:: Data provided ::
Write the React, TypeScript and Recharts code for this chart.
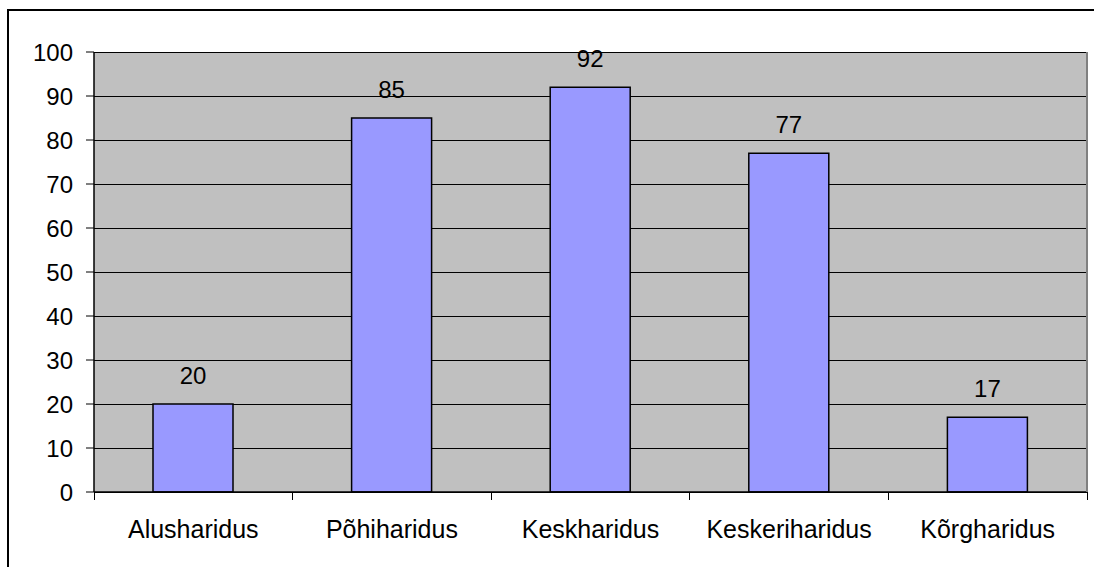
import { Bar, BarChart, CartesianGrid, LabelList, XAxis, YAxis } from 'recharts';

const levels = ['Alusharidus', 'Põhiharidus', 'Keskharidus', 'Keskeriharidus', 'Kõrgharidus'];
const counts = [20, 85, 92, 77, 17];
const yTicks = [0, 10, 20, 30, 40, 50, 60, 70, 80, 90, 100];

const chartData = levels.map((name, i) => ({ name, value: counts[i] }));

const font = '"Liberation Sans", Arial, sans-serif';

// category label plus the tick marks that sit on the band edges
function CategoryTick(props: any) {
  const { x, y, payload, index, visibleTicksCount } = props;
  const half = payload.offset ?? 0;
  const axisY = y - 28;
  const isLast = index === visibleTicksCount - 1;
  return (
    <g>
      <line x1={x - half} x2={x - half} y1={axisY} y2={axisY + 8} stroke="#000" shapeRendering="crispEdges" />
      {isLast && (
        <line x1={x + half} x2={x + half} y1={axisY} y2={axisY + 8} stroke="#000" shapeRendering="crispEdges" />
      )}
      <text x={x} y={y} dy="0.71em" textAnchor="middle" fill="#000" fontSize={25} fontFamily={font}>
        {payload.value}
      </text>
    </g>
  );
}

export default function App() {
  return (
    <div style={{ position: 'absolute', left: 0, top: 0, width: 1094, height: 567, overflow: 'hidden', fontFamily: font }}>
      <div
        style={{
          position: 'absolute',
          left: 7,
          top: 9,
          width: 1200,
          height: 700,
          borderLeft: '2px solid #000',
          borderTop: '2px solid #000',
        }}
      />
      <BarChart
        width={1094}
        height={567}
        data={chartData}
        margin={{ top: 52, right: 0, bottom: 0, left: 0 }}
        style={{ position: 'absolute', left: 0, top: 0 }}
      >
        <CartesianGrid vertical={false} fill="#c0c0c0" stroke="#000" strokeWidth={1} shapeRendering="crispEdges" />
        <XAxis
          xAxisId="top"
          orientation="top"
          height={0}
          tick={false}
          tickLine={false}
          axisLine={{ stroke: '#808080', strokeWidth: 2 }}
        />
        <XAxis
          dataKey="name"
          height={75}
          tickLine={false}
          tickSize={0}
          tickMargin={28}
          interval={0}
          axisLine={{ stroke: '#000', strokeWidth: 1.5 }}
          tick={<CategoryTick />}
        />
        <YAxis
          domain={[0, 100]}
          ticks={yTicks}
          width={94}
          tickSize={8}
          tickMargin={13}
          interval={0}
          axisLine={{ stroke: '#000', strokeWidth: 1.5 }}
          tickLine={{ stroke: '#000' }}
          tick={{ fill: '#000', fontSize: 24, fontFamily: font }}
        />
        <YAxis
          yAxisId="right"
          orientation="right"
          domain={[0, 100]}
          width={7}
          tick={false}
          tickLine={false}
          axisLine={{ stroke: '#808080', strokeWidth: 2 }}
        />
        <Bar dataKey="value" barSize={80} fill="#9999ff" stroke="#000" strokeWidth={1.5} isAnimationActive={false}>
          <LabelList dataKey="value" position="top" offset={20} fill="#000" fontSize={24} fontFamily={font} />
        </Bar>
      </BarChart>
    </div>
  );
}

:: Stated exercise ::
Quote the preceding listing precisely and completely, omitting its images.

:: Solution to the exercise ::
Write the React, TypeScript and Recharts code for this chart.
import { Bar, BarChart, CartesianGrid, LabelList, XAxis, YAxis } from 'recharts';

const levels = ['Alusharidus', 'Põhiharidus', 'Keskharidus', 'Keskeriharidus', 'Kõrgharidus'];
const counts = [20, 85, 92, 77, 17];
const yTicks = [0, 10, 20, 30, 40, 50, 60, 70, 80, 90, 100];

const chartData = levels.map((name, i) => ({ name, value: counts[i] }));

const font = '"Liberation Sans", Arial, sans-serif';

// category label plus the tick marks that sit on the band edges
function CategoryTick(props: any) {
  const { x, y, payload, index, visibleTicksCount } = props;
  const half = payload.offset ?? 0;
  const axisY = y - 28;
  const isLast = index === visibleTicksCount - 1;
  return (
    <g>
      <line x1={x - half} x2={x - half} y1={axisY} y2={axisY + 8} stroke="#000" shapeRendering="crispEdges" />
      {isLast && (
        <line x1={x + half} x2={x + half} y1={axisY} y2={axisY + 8} stroke="#000" shapeRendering="crispEdges" />
      )}
      <text x={x} y={y} dy="0.71em" textAnchor="middle" fill="#000" fontSize={25} fontFamily={font}>
        {payload.value}
      </text>
    </g>
  );
}

export default function App() {
  return (
    <div style={{ position: 'absolute', left: 0, top: 0, width: 1094, height: 567, overflow: 'hidden', fontFamily: font }}>
      <div
        style={{
          position: 'absolute',
          left: 7,
          top: 9,
          width: 1200,
          height: 700,
          borderLeft: '2px solid #000',
          borderTop: '2px solid #000',
        }}
      />
      <BarChart
        width={1094}
        height={567}
        data={chartData}
        margin={{ top: 52, right: 0, bottom: 0, left: 0 }}
        style={{ position: 'absolute', left: 0, top: 0 }}
      >
        <CartesianGrid vertical={false} fill="#c0c0c0" stroke="#000" strokeWidth={1} shapeRendering="crispEdges" />
        <XAxis
          xAxisId="top"
          orientation="top"
          height={0}
          tick={false}
          tickLine={false}
          axisLine={{ stroke: '#808080', strokeWidth: 2 }}
        />
        <XAxis
          dataKey="name"
          height={75}
          tickLine={false}
          tickSize={0}
          tickMargin={28}
          interval={0}
          axisLine={{ stroke: '#000', strokeWidth: 1.5 }}
          tick={<CategoryTick />}
        />
        <YAxis
          domain={[0, 100]}
          ticks={yTicks}
          width={94}
          tickSize={8}
          tickMargin={13}
          interval={0}
          axisLine={{ stroke: '#000', strokeWidth: 1.5 }}
          tickLine={{ stroke: '#000' }}
          tick={{ fill: '#000', fontSize: 24, fontFamily: font }}
        />
        <YAxis
          yAxisId="right"
          orientation="right"
          domain={[0, 100]}
          width={7}
          tick={false}
          tickLine={false}
          axisLine={{ stroke: '#808080', strokeWidth: 2 }}
        />
        <Bar dataKey="value" barSize={80} fill="#9999ff" stroke="#000" strokeWidth={1.5} isAnimationActive={false}>
          <LabelList dataKey="value" position="top" offset={20} fill="#000" fontSize={24} fontFamily={font} />
        </Bar>
      </BarChart>
    </div>
  );
}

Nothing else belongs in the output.